Other passengers were beginning to worry as about whether they would reach their destination in the storm.  One woman from Massachusetts was particularly vocal about her complaints.  “I mean, WHY are we just SITTING so long here in Albany?  They told me that they are working on the New York-bound train.” [Note: they were also fixing our toilets at this time.  Well worth the delay, if you ask me].  She continued, “I told them, I don’t CARE about the New York car, I care about ME!  What about ME?”  At least she was totally up-front about her shallowness.  Another MA father nearby was trying desperately to silence his young son, who, as 7-year-olds are wont to do, was both excited and antsy to be stuck on a train.  The dad griped to the boy in a thick Boston accent, “Ya know, you’ve been askin’ all aftahnoon, ‘When ah we goin’ on the train?’ And now we’re heah : cantcha just SIT theah and take a NAP?”  He then returned to an argument he was having with his girlfriend over the phone regarding comments made by other women on his Facebook page: “You know I doan know who half of them ah!  So freakin retahded. I love you so much.  Ahm sahry, baby girl.” It was like being on reality TV.

The snow became progressively thicker as night fell, but I noticed that we were catching up on time.  Soon, the familiar sights of Boston began to appear, and I knew that making it “home” that night wouldn’t be a problem. By the time we arrived at Boston Back Bay station, we miraculously were only about 13 minutes off schedule.  Not bad at all!  I bought a 7-day transit pass (a steal at $19) and jumped on the Orange Line.  Ten minutes later,  I was in my old neighborhood and a quick walk away from my friend Jane’s house, where I would be staying for the next week.

Blizzard conditions, but still very walkable

Blizzard conditions, but still very walkable

The neighborhood liquor store stayed open until midnight for those last-minute blizzard supplies :)

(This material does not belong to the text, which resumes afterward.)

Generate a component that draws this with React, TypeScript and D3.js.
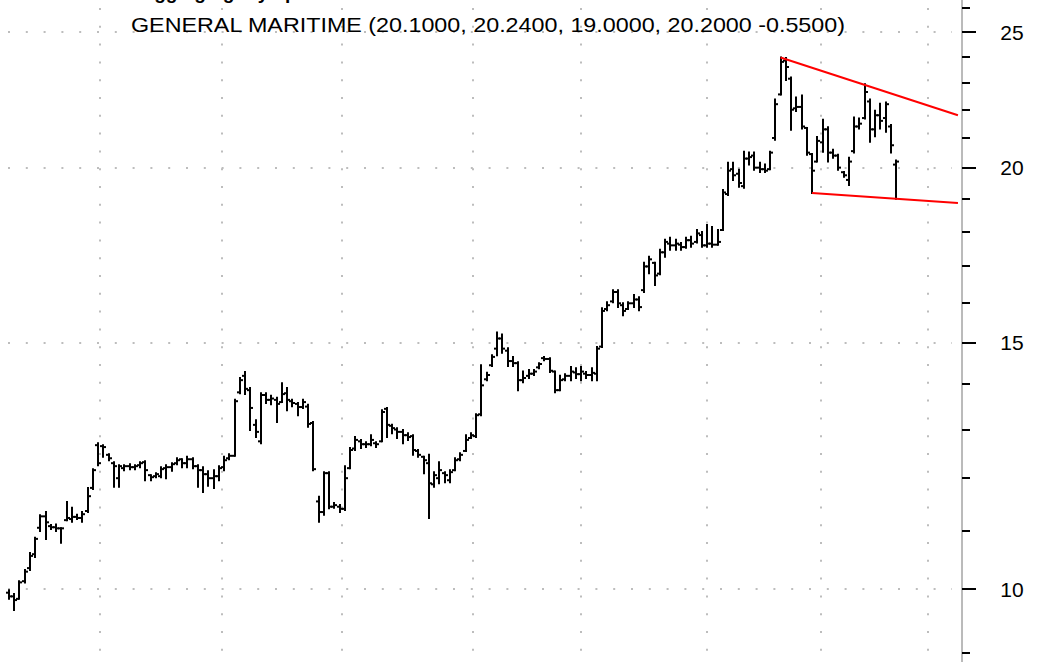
import React from 'react';
import * as d3 from 'd3';

// daily OHLC, oldest first
const opens = [
  9.94, 9.88, 9.84, 10.13, 10.35, 10.59, 11.06, 11.27, 11.09, 11.07,
  11.05, 11.2, 11.22, 11.26, 11.24, 11.37, 11.81, 12.67, 12.65, 12.47,
  12.3, 12.0, 12.2, 12.24, 12.22, 12.26, 12.32, 12.06, 12.04, 12.04,
  12.2, 12.22, 12.3, 12.38, 12.3, 12.38, 12.24, 12.16, 12.08, 12.0,
  12.04, 12.22, 12.4, 12.45, 13.82, 14.2, 13.87, 13.1, 12.75, 13.76,
  13.65, 13.65, 13.6, 13.8, 13.62, 13.56, 13.49, 13.5, 13.14, 11.55,
  11.35, 12.1, 11.45, 11.45, 11.41, 12.2, 12.6, 12.75, 12.69, 12.69,
  12.71, 12.75, 13.45, 13.08, 13.0, 12.95, 12.88, 12.86, 12.55, 12.43,
  12.3, 11.88, 12.0, 12.1, 11.96, 12.16, 12.38, 12.55, 12.82, 12.86,
  13.33, 14.12, 14.45, 14.85, 15.1, 14.8, 14.55, 14.5, 14.1, 14.2,
  14.25, 14.4, 14.62, 14.6, 14.3, 13.87, 14.12, 14.2, 14.28, 14.24,
  14.25, 14.22, 14.25, 14.9, 15.85, 16.05, 16.3, 15.95, 15.85, 16.0,
  16.1, 16.35, 17.0, 17.1, 16.8, 17.4, 17.65, 17.6, 17.62, 17.55,
  17.75, 17.7, 17.9, 17.6, 17.65, 17.62, 18.05, 19.15, 19.95, 19.8,
  19.4, 20.3, 20.4, 20.0, 19.95, 19.95, 21.0, 22.56, 23.85, 23.15,
  22.05, 22.1, 21.35, 20.45, 20.2, 20.85, 21.3, 20.5, 20.4, 19.85,
  19.6, 20.55, 21.4, 21.7, 22.3, 21.3, 21.8, 21.7, 21.4, 20.1,
];
const highs = [
  9.98, 9.92, 10.13, 10.32, 10.61, 10.88, 11.29, 11.35, 11.11, 11.12,
  11.05, 11.54, 11.43, 11.3, 11.35, 11.81, 12.18, 12.71, 12.67, 12.48,
  12.32, 12.26, 12.26, 12.28, 12.26, 12.32, 12.34, 12.06, 12.1, 12.22,
  12.26, 12.3, 12.4, 12.38, 12.43, 12.4, 12.26, 12.22, 12.14, 12.16,
  12.24, 12.43, 12.48, 13.65, 14.15, 14.29, 13.92, 13.2, 13.8, 13.8,
  13.74, 13.7, 14.03, 13.92, 13.65, 13.58, 13.65, 13.54, 13.16, 11.64,
  12.12, 12.12, 11.52, 11.48, 12.24, 12.61, 12.84, 12.78, 12.73, 12.88,
  12.73, 13.42, 13.47, 13.1, 13.03, 12.99, 12.92, 12.88, 12.57, 12.43,
  12.47, 12.12, 12.32, 12.12, 12.16, 12.4, 12.5, 12.88, 12.92, 13.33,
  14.45, 14.27, 14.69, 15.25, 15.2, 14.86, 14.65, 14.52, 14.3, 14.34,
  14.34, 14.5, 14.65, 14.62, 14.3, 14.2, 14.24, 14.41, 14.38, 14.41,
  14.29, 14.38, 14.89, 15.87, 16.03, 16.35, 16.35, 16.0, 16.03, 16.22,
  16.16, 17.1, 17.27, 17.1, 17.47, 17.76, 17.82, 17.76, 17.67, 17.82,
  17.85, 18.05, 17.99, 18.2, 18.14, 18.05, 19.28, 20.16, 20.16, 19.93,
  20.53, 20.5, 20.5, 20.16, 20.1, 20.53, 22.37, 23.97, 23.95, 23.2,
  22.45, 22.52, 21.35, 20.45, 21.03, 21.64, 21.37, 20.6, 20.43, 19.86,
  20.33, 21.72, 21.68, 22.94, 22.37, 21.96, 22.22, 22.26, 21.45, 20.24,
];
const lows = [
  9.84, 9.66, 9.84, 10.11, 10.32, 10.54, 11.0, 10.86, 11.04, 11.0,
  10.79, 11.2, 11.17, 11.22, 11.17, 11.35, 11.79, 12.26, 12.43, 12.36,
  11.83, 11.83, 12.16, 12.18, 12.18, 12.22, 11.96, 11.96, 12.02, 12.02,
  12.0, 12.15, 12.28, 12.22, 12.22, 12.2, 11.83, 11.73, 11.85, 11.81,
  11.96, 12.16, 12.38, 12.45, 13.8, 13.78, 12.99, 12.84, 12.71, 13.58,
  13.55, 13.16, 13.6, 13.42, 13.51, 13.31, 13.47, 13.06, 12.16, 11.17,
  11.3, 11.42, 11.43, 11.35, 11.39, 12.2, 12.57, 12.61, 12.63, 12.67,
  12.63, 12.75, 12.84, 12.92, 12.82, 12.71, 12.78, 12.47, 12.43, 12.1,
  11.24, 11.83, 11.9, 11.92, 11.92, 12.16, 12.36, 12.55, 12.82, 12.84,
  13.31, 14.1, 14.43, 14.69, 14.75, 14.43, 14.43, 13.87, 14.05, 14.15,
  14.22, 14.38, 14.57, 14.29, 13.82, 13.87, 14.1, 14.1, 14.15, 14.1,
  14.15, 14.1, 14.1, 14.89, 15.82, 16.03, 15.9, 15.69, 15.85, 15.9,
  15.82, 16.3, 16.81, 16.49, 16.78, 17.27, 17.47, 17.47, 17.47, 17.53,
  17.56, 17.68, 17.56, 17.56, 17.56, 17.62, 18.05, 19.12, 19.6, 19.38,
  19.35, 20.1, 19.93, 19.86, 19.86, 19.95, 20.94, 22.56, 23.1, 21.29,
  21.95, 21.33, 20.43, 19.18, 20.2, 20.53, 20.2, 20.33, 19.93, 19.7,
  19.44, 20.5, 21.33, 21.68, 20.87, 21.06, 21.33, 21.22, 20.5, 19.0,
];
const closes = [
  9.88, 9.82, 10.11, 10.29, 10.56, 10.86, 11.27, 11.16, 11.07, 11.05,
  11.05, 11.24, 11.26, 11.24, 11.31, 11.65, 12.16, 12.3, 12.63, 12.4,
  12.24, 12.24, 12.24, 12.22, 12.24, 12.3, 12.16, 12.02, 12.08, 12.18,
  12.22, 12.28, 12.36, 12.3, 12.38, 12.24, 12.16, 12.08, 12.0, 12.04,
  12.2, 12.36, 12.45, 13.62, 14.1, 13.9, 13.47, 12.95, 13.76, 13.65,
  13.68, 13.56, 13.78, 13.65, 13.58, 13.49, 13.6, 13.12, 12.18, 11.35,
  12.1, 11.45, 11.48, 11.41, 12.0, 12.57, 12.78, 12.69, 12.69, 12.78,
  12.69, 13.38, 13.1, 13.03, 12.95, 12.88, 12.84, 12.57, 12.47, 12.36,
  11.9, 12.06, 12.16, 12.06, 12.12, 12.36, 12.47, 12.78, 12.88, 13.31,
  13.98, 14.22, 14.65, 15.1, 14.85, 14.55, 14.5, 14.1, 14.15, 14.25,
  14.3, 14.48, 14.6, 14.32, 13.87, 14.1, 14.2, 14.3, 14.24, 14.3,
  14.22, 14.27, 14.85, 15.8, 15.95, 16.3, 16.0, 15.8, 16.0, 16.1,
  15.9, 17.0, 17.2, 16.75, 17.4, 17.7, 17.6, 17.65, 17.55, 17.75,
  17.65, 17.95, 17.6, 17.65, 17.62, 17.7, 19.2, 19.9, 19.75, 19.5,
  20.3, 20.35, 20.0, 19.95, 19.9, 20.5, 22.2, 23.8, 23.6, 22.0,
  22.1, 21.4, 20.5, 19.9, 20.9, 21.3, 20.5, 20.4, 20.0, 19.75,
  20.2, 21.4, 21.5, 22.65, 21.3, 21.8, 21.6, 22.2, 20.75, 20.2,
];

// bar index where each month starts (vertical grid)
const monthStarts = [17.3, 40.6, 63.4, 88.4, 109, 133, 154.7, 175.1];
const majorTicks = [10, 15, 20, 25];
const minorTicks = [9, 11, 12, 13, 14, 16, 17, 18, 19, 21, 22, 23, 24, 26];

// trendlines: [bar index, price]
const upperTrend: [number, number][] = [[147, 23.97], [180.8, 21.8]];
const lowerTrend: [number, number][] = [[153, 19.18], [180.8, 18.87]];

const title = 'GENERAL MARITIME (20.1000, 20.2400, 19.0000, 20.2000 -0.5500)';
const heading = 'Sagging tightly upward';

const W = 1061;
const H = 662;
const font = '"Liberation Sans", Arial, sans-serif';

export default function App() {
  const x = d3.scaleLinear().domain([0, closes.length - 1]).range([9, 896]);
  const y = d3.scaleLog().domain([8.869, 26.35]).range([H, 0]);
  const axisX = 962;
  const trend = d3.line<[number, number]>().x(d => x(d[0])).y(d => y(d[1]));

  return (
    <div style={{ position: 'fixed', left: 0, top: 0 }}>
      <svg width={W} height={H} style={{ display: 'block', background: '#fff' }}>
        {/* grid */}
        <g stroke="#bdbdbd" strokeWidth={2} strokeDasharray="2 15.8">
          {majorTicks.map(t => (
            <line key={'h' + t} x1={8} x2={952} y1={Math.round(y(t))} y2={Math.round(y(t))} />
          ))}
          {monthStarts.map(m => (
            <line key={'v' + m} x1={Math.round(x(m))} x2={Math.round(x(m))} y1={8} y2={H} />
          ))}
        </g>

        {/* bars */}
        <g stroke="#000" strokeWidth={2} fill="none">
          {closes.map((c, i) => {
            const cx = Math.round(x(i));
            return (
              <g key={i}>
                <line x1={cx} x2={cx} y1={y(highs[i]) - 1} y2={y(lows[i]) + 1} />
                <line x1={cx - 3} x2={cx} y1={y(opens[i])} y2={y(opens[i])} />
                <line x1={cx} x2={cx + 3} y1={y(c)} y2={y(c)} />
              </g>
            );
          })}
        </g>

        {/* trendlines */}
        <g stroke="#ff0000" strokeWidth={2} fill="none">
          <path d={trend(upperTrend) || ''} />
          <path d={trend(lowerTrend) || ''} />
        </g>

        {/* right axis */}
        <line x1={axisX} x2={axisX} y1={0} y2={H} stroke="#777" strokeWidth={1} />
        <g stroke="#000" strokeWidth={2}>
          {minorTicks.map(t => (
            <line key={'m' + t} x1={axisX} x2={axisX + 8} y1={Math.round(y(t))} y2={Math.round(y(t))} />
          ))}
          {majorTicks.map(t => (
            <line key={'M' + t} x1={axisX} x2={axisX + 14} y1={Math.round(y(t))} y2={Math.round(y(t))} />
          ))}
        </g>
        <g fontFamily={font} fontSize={21} fill="#000" textAnchor="middle">
          {majorTicks.map(t => (
            <text key={'l' + t} x={1012} y={y(t)} dy="0.36em">{t}</text>
          ))}
        </g>

        {/* titles */}
        <text x={131} y={-1} fontFamily={font} fontSize={19} fontWeight="bold" fill="#000">{heading}</text>
        <text x={131} y={32} fontFamily={font} fontSize={21} fill="#000" textLength={714} lengthAdjust="spacingAndGlyphs">{title}</text>
      </svg>
    </div>
  );
}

The neighborhood liquor store stayed open until midnight for those last-minute blizzard supplies 🙂

Once at Jane’s, I took my spot on the couch and joined the rest of the family (including her husband, baby daughter, two sisters, and soon-to-be brother-in-law) in hunkering down under comfy blankets for the storm. Tomorrow, Tuesday, would be a snow day.   And we weren’t going anywhere.